Paradoxically the scarcity of natural resources has been an asset in the country’s development in that it has not attracted the greed of transnational corporations or the US. The U.S. saw Korea as a military strategic zone to counter the communist bloc, not as a strategic source of supplies (as is the case for Venezuela, Mexico or countries in the Persian Gulf). Had Korea been endowed with large oil fields or other raw materials, the country would have been treated as a supply zone and would not have been allowed the same margin of flexibility to develop its powerful industrial network. The U.S. is not prepared to deliberately promote the emergence of powerful competitors possessing large natural reserves as well as diversified industrial activities.
South Korea benefited from massive US external aid. Only very few other countries have received the same kind of preferential treatment: Taiwan and Israel are two of them.

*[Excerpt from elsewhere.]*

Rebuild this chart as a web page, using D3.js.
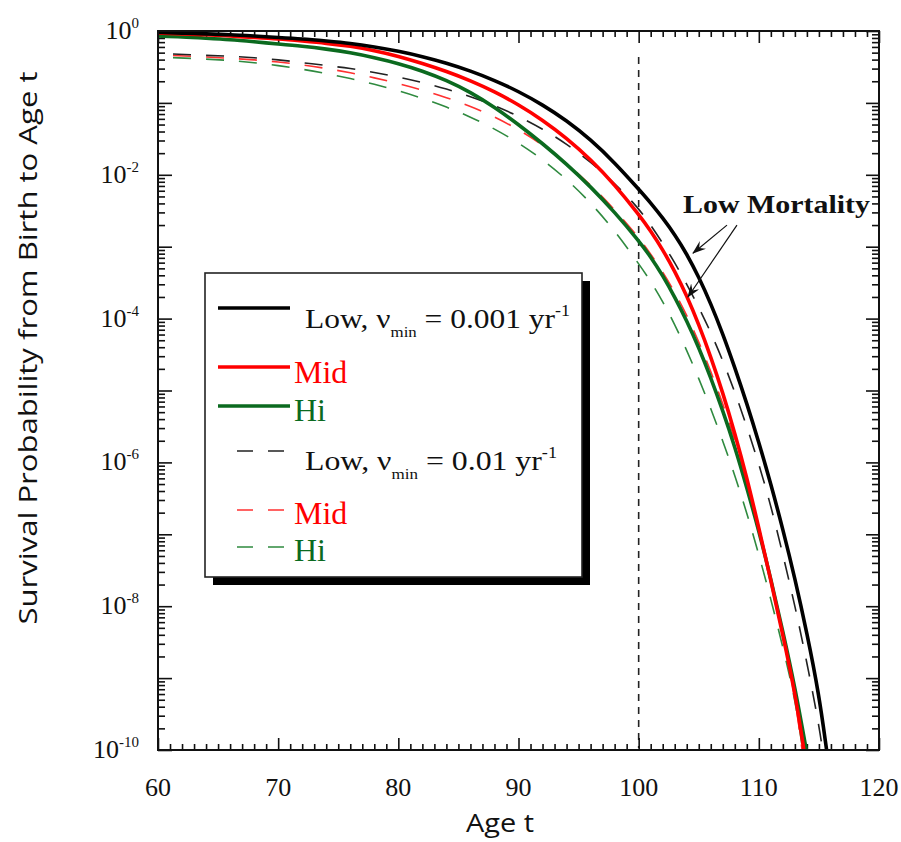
<!DOCTYPE html>
<html><head><meta charset="utf-8">
<script src="https://cdn.jsdelivr.net/npm/d3@7"></script>
<style>body{margin:0;background:#fff}svg{display:block}</style>
</head><body>
<svg id="chart" width="901" height="842"></svg>
<script>
// ---- data (survival probability, stored as log10 values) ----
const lowSolidAge = [60,62,64,66,68,70,72,74,76,78,80,82,84,86,88,90,92,94,96,98,100,101,102,103,104,105,106,107,108,109,110,111,112,113,114,115,115.64];
const lowSolidLog = [-0.02,-0.03,-0.04,-0.05,-0.07,-0.09,-0.11,-0.14,-0.17,-0.22,-0.28,-0.355,-0.445,-0.555,-0.685,-0.84,-1.025,-1.245,-1.51,-1.83,-2.2,-2.39,-2.6,-2.83,-3.1,-3.42,-3.79,-4.21,-4.68,-5.18,-5.72,-6.3,-6.93,-7.61,-8.37,-9.22,-10];
const midSolidAge = [60,62,64,66,68,70,72,74,76,78,80,82,84,86,88,90,92,94,96,98,100,101,102,103,104,105,106,107,108,109,110,111,112,113,113.75];
const midSolidLog = [-0.03,-0.04,-0.05,-0.07,-0.09,-0.11,-0.14,-0.17,-0.21,-0.27,-0.35,-0.45,-0.56,-0.69,-0.843,-1.024,-1.237,-1.489,-1.786,-2.136,-2.55,-2.78,-3.04,-3.34,-3.68,-4.08,-4.53,-5.03,-5.59,-6.21,-6.91,-7.64,-8.4,-9.19,-10];
const hiSolidAge = [60,62,64,66,68,70,72,74,76,78,80,82,84,86,88,90,92,94,96,98,100,101,102,103,104,105,106,107,108,109,110,111,112,113,113.95];
const hiSolidLog = [-0.07,-0.08,-0.1,-0.12,-0.15,-0.18,-0.21,-0.25,-0.3,-0.37,-0.45,-0.555,-0.685,-0.85,-1.06,-1.3,-1.565,-1.85,-2.165,-2.52,-2.915,-3.14,-3.4,-3.7,-4.03,-4.4,-4.82,-5.28,-5.78,-6.35,-6.95,-7.62,-8.35,-9.12,-10];
const lowDashAge = [61.25,64,66,68,70,72,74,76,78,80,82,84,86,88,90,92,94,96,98,100,101,102,103,104,105,106,107,108,109,110,111,112,113,114,115,115.3];
const lowDashLog = [-0.32,-0.34,-0.35,-0.37,-0.4,-0.44,-0.48,-0.52,-0.575,-0.64,-0.715,-0.805,-0.91,-1.035,-1.185,-1.36,-1.57,-1.82,-2.115,-2.465,-2.7,-2.95,-3.22,-3.52,-3.84,-4.19,-4.58,-5.02,-5.5,-6.02,-6.6,-7.28,-7.99,-8.78,-9.65,-10];
const midDashAge = [61.25,64,66,68,70,72,74,76,78,80,82,84,86,88,90,92,94,96,98,100,101,102,103,104,105,106,107,108,109,110,111,112,113,113.6];
const midDashLog = [-0.34,-0.36,-0.38,-0.4,-0.43,-0.47,-0.52,-0.58,-0.65,-0.73,-0.82,-0.925,-1.045,-1.19,-1.37,-1.58,-1.84,-2.14,-2.48,-2.87,-3.1,-3.35,-3.63,-3.95,-4.32,-4.73,-5.18,-5.68,-6.24,-6.88,-7.6,-8.4,-9.25,-10];
const hiDashAge = [61.25,64,66,68,70,72,74,76,78,80,82,84,86,88,90,92,94,96,98,100,101,102,103,104,105,106,107,108,109,110,111,112,113,113.65];
const hiDashLog = [-0.37,-0.39,-0.41,-0.44,-0.48,-0.53,-0.59,-0.66,-0.74,-0.83,-0.935,-1.055,-1.195,-1.36,-1.555,-1.785,-2.06,-2.385,-2.775,-3.235,-3.48,-3.76,-4.08,-4.44,-4.83,-5.25,-5.7,-6.18,-6.7,-7.28,-7.9,-8.57,-9.27,-10];

const xTickLabels = [60,70,80,90,100,110,120];
const yTickExponents = [0,-2,-4,-6,-8,-10];
const markerAge = [100];
const seriesNames = ["Low","Mid","Hi"];
const seriesColors = ["#000000","#ff0000","#0b6a1f"];
const dashColors = ["#222222","#ff3030","#2f8a3f"];
const xTitle = "Age t";
const yTitle = "Survival Probability from Birth to Age t";
const annotation = "Low Mortality";
// arrow start/end in data units [age, log10 S]
const arrowData = [[107.35,-2.70,104.52,-3.09],[108.18,-2.70,104.1,-3.70]];

// ---- layout ----
const svg = d3.select("#chart");
const L = 158, R = 879, T = 31, B = 750;
const x = d3.scaleLinear().domain([60,120]).range([L,R]);
const y = d3.scaleLog().domain([1,1e-10]).range([T,B]);
const defs = svg.append("defs");
defs.append("clipPath").attr("id","clip")
  .append("rect").attr("x",L).attr("y",T).attr("width",R-L).attr("height",B-T);

// vertical dashed marker
svg.selectAll(".vmark").data(markerAge).join("line")
  .attr("x1",d=>x(d)).attr("x2",d=>x(d)).attr("y1",T+26).attr("y2",B-2)
  .attr("stroke","#222").attr("stroke-width",1.6).attr("stroke-dasharray","7,6");

// ---- axes (ticks inward) ----
const majorX = d3.range(60,121,10);
const minorX = d3.range(60,121,1).filter(v=>v%10!==0);
const decades = d3.range(0,-11,-1).map(e=>Math.pow(10,e));
const minorY = [];
for (let e=0;e>-10;e--) for (let m=2;m<=9;m++) minorY.push(m*Math.pow(10,e-1));

function addAxis(axisGen, tr){
  const g = svg.append("g").attr("transform",tr).call(axisGen);
  g.select(".domain").remove();
  g.selectAll("line").attr("stroke","#111").attr("stroke-width",1.6);
  g.selectAll("text").remove();
}
addAxis(d3.axisBottom(x).tickValues(majorX).tickSize(-12), `translate(0,${B})`);
addAxis(d3.axisBottom(x).tickValues(minorX).tickSize(-6), `translate(0,${B})`);
addAxis(d3.axisTop(x).tickValues(majorX).tickSize(-12), `translate(0,${T})`);
addAxis(d3.axisTop(x).tickValues(minorX).tickSize(-6), `translate(0,${T})`);
addAxis(d3.axisLeft(y).tickValues(decades).tickSize(-14), `translate(${L},0)`);
addAxis(d3.axisLeft(y).tickValues(minorY).tickSize(-7), `translate(${L},0)`);
addAxis(d3.axisRight(y).tickValues(decades).tickSize(-13), `translate(${R},0)`);
addAxis(d3.axisRight(y).tickValues(minorY).tickSize(-7), `translate(${R},0)`);

// ---- curves ----
const line = d3.line().x(d=>x(d[0])).y(d=>y(Math.pow(10,d[1]))).curve(d3.curveBasis);
const gC = svg.append("g").attr("clip-path","url(#clip)");
const dashed = [[lowDashAge,lowDashLog],[midDashAge,midDashLog],[hiDashAge,hiDashLog]];
const solid = [[lowSolidAge,lowSolidLog],[midSolidAge,midSolidLog],[hiSolidAge,hiSolidLog]];
[2,1,0].forEach(i=>{
  const [a,v] = dashed[i];
  gC.append("path").attr("d",line(a.map((t,k)=>[t,v[k]])))
    .attr("fill","none").attr("stroke",dashColors[i]).attr("stroke-width",1.6)
    .attr("stroke-dasharray","18,15");
});
[2,1,0].forEach(i=>{
  const [a,v] = solid[i];
  gC.append("path").attr("d",line(a.map((t,k)=>[t,v[k]])))
    .attr("fill","none").attr("stroke",seriesColors[i]).attr("stroke-width",3.6);
});

// frame
svg.append("rect").attr("x",L).attr("y",T).attr("width",R-L).attr("height",B-T)
  .attr("fill","none").attr("stroke","#111").attr("stroke-width",2);

// ---- tick labels ----
const serif = "'Liberation Serif','Times New Roman',serif";
svg.selectAll(".xl").data(xTickLabels).join("text")
  .attr("x",d=>x(d)).attr("y",B+46).attr("text-anchor","middle")
  .attr("font-family",serif).attr("font-size",26).attr("fill","#111")
  .text(d=>d);
const yl = svg.selectAll(".yl").data(yTickExponents).join("text")
  .attr("x",139).attr("y",d=>y(Math.pow(10,d))+8).attr("text-anchor","end")
  .attr("font-family",serif).attr("font-size",26).attr("fill","#111");
yl.append("tspan").text("10");
yl.append("tspan").attr("dy",-11).attr("font-size",15).text(d=>d===0?"0":"-"+(-d));

// ---- axis titles ----
const sans = "'Open Sans','Noto Sans',sans-serif";
svg.append("text").attr("x",500).attr("y",832).attr("text-anchor","middle")
  .attr("font-family",sans).attr("font-size",25).attr("fill","#111")
  .attr("textLength",68).attr("lengthAdjust","spacingAndGlyphs").text(xTitle);
svg.append("text").attr("transform","translate(37,348) rotate(-90)").attr("text-anchor","middle")
  .attr("font-family",sans).attr("font-size",25).attr("fill","#111")
  .attr("textLength",553).attr("lengthAdjust","spacingAndGlyphs").text(yTitle);

// ---- annotation ----
svg.append("text").attr("x",683).attr("y",213).attr("font-family",serif)
  .attr("font-weight","bold").attr("font-size",26).attr("fill","#111")
  .attr("textLength",187).attr("lengthAdjust","spacingAndGlyphs").text(annotation);
defs.append("marker").attr("id","arr").attr("viewBox","0 0 14 10").attr("refX",13).attr("refY",5)
  .attr("markerWidth",14).attr("markerHeight",10).attr("markerUnits","userSpaceOnUse").attr("orient","auto")
  .append("path").attr("d","M0,0 L14,5 L0,10 L5,5 Z").attr("fill","#111");
svg.selectAll(".arr").data(arrowData).join("line")
  .attr("x1",d=>x(d[0])).attr("y1",d=>y(Math.pow(10,d[1])))
  .attr("x2",d=>x(d[2])).attr("y2",d=>y(Math.pow(10,d[3])))
  .attr("stroke","#111").attr("stroke-width",1.2).attr("marker-end","url(#arr)");

// ---- legend ----
const lg = svg.append("g");
lg.append("rect").attr("x",213).attr("y",281).attr("width",377).attr("height",304).attr("fill","#000");
lg.append("rect").attr("x",205).attr("y",273).attr("width",377).attr("height",304)
  .attr("fill","#fff").attr("stroke","#222").attr("stroke-width",1.6);
const rows = [
  {yl:308, x1:218, x2:290, dash:null, c:0, ty:328, tx:305, kind:"low", rate:"0.001", len:265},
  {yl:367, x1:218, x2:290, dash:null, c:1, ty:383, tx:294, kind:"Mid"},
  {yl:406, x1:218, x2:290, dash:null, c:2, ty:421, tx:294, kind:"Hi"},
  {yl:451, x1:237, x2:285, dash:"16,15", c:0, ty:470, tx:305, kind:"low", rate:"0.01", len:252},
  {yl:510, x1:237, x2:285, dash:"16,15", c:1, ty:524, tx:294, kind:"Mid"},
  {yl:547, x1:237, x2:285, dash:"16,15", c:2, ty:561, tx:294, kind:"Hi"}
];
rows.forEach(r=>{
  lg.append("line").attr("x1",r.x1).attr("x2",r.x2).attr("y1",r.yl).attr("y2",r.yl)
    .attr("stroke", r.dash ? dashColors[r.c] : seriesColors[r.c])
    .attr("stroke-width", r.dash ? 1.6 : 3.6)
    .attr("stroke-dasharray", r.dash);
  const t = lg.append("text").attr("x",r.tx).attr("y",r.ty).attr("font-family",serif).attr("fill", r.kind==="low" ? "#111" : seriesColors[r.c]);
  if (r.kind==="low") {
    t.attr("font-size",28).attr("textLength",r.len).attr("lengthAdjust","spacingAndGlyphs");
    t.append("tspan").text(seriesNames[0]+", \u03bd");
    t.append("tspan").attr("dy",9).attr("font-size",15).text("min");
    t.append("tspan").attr("dy",-9).text(" = "+r.rate+" yr");
    t.append("tspan").attr("dy",-12).attr("font-size",16).text("-1");
  } else {
    t.attr("font-size",32).text(r.kind);
  }
});
</script>
</body></html>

General Park Chung Hee implemented an accelerated industrialisation policy underpinned by the strictest planning. The first five-year plan was launched in 1962. Korea took a firm protectionist stand with regard to its agricultural production (a ban on rice imports) and industrial output. […] The State favoured the development of chaebols, vast conglomerates bringing together a number of private companies [Samsung, Hyundai, Lucky Goldstar, Daewoo, Kia, etc.] […] The State planned the country’s economic development with an iron hand. In a sense, it was the State that created the Korean capitalist class.
Throughout Park’s dictatorship, in spite of repressive measures, large protest movements developed at regular intervals, often ignited by students. […] [In response to the Gwangju uprising,] several hundred students and inhabitants were killed. Repression was carried out with the blessing of Washington and of the U.S. army. In the following months repression struck all over the country. According to an official report dated 9 February 1981 over 57,000 people were arrested during the ’Social Purification Campaign’ that had been launched in the summer 1980. Some 39,000 of them were sent to military camps for ‘physical and psychological reeducation’. In February 1981 dictator Chun Doo Hwan was received at the White House by the new U.S. president Ronald Reagan.
The dictatorship prevented the working class from developing independent trade unions and used harsh repressive measures. One of the components in the Korean miracle was the exploitation of workers.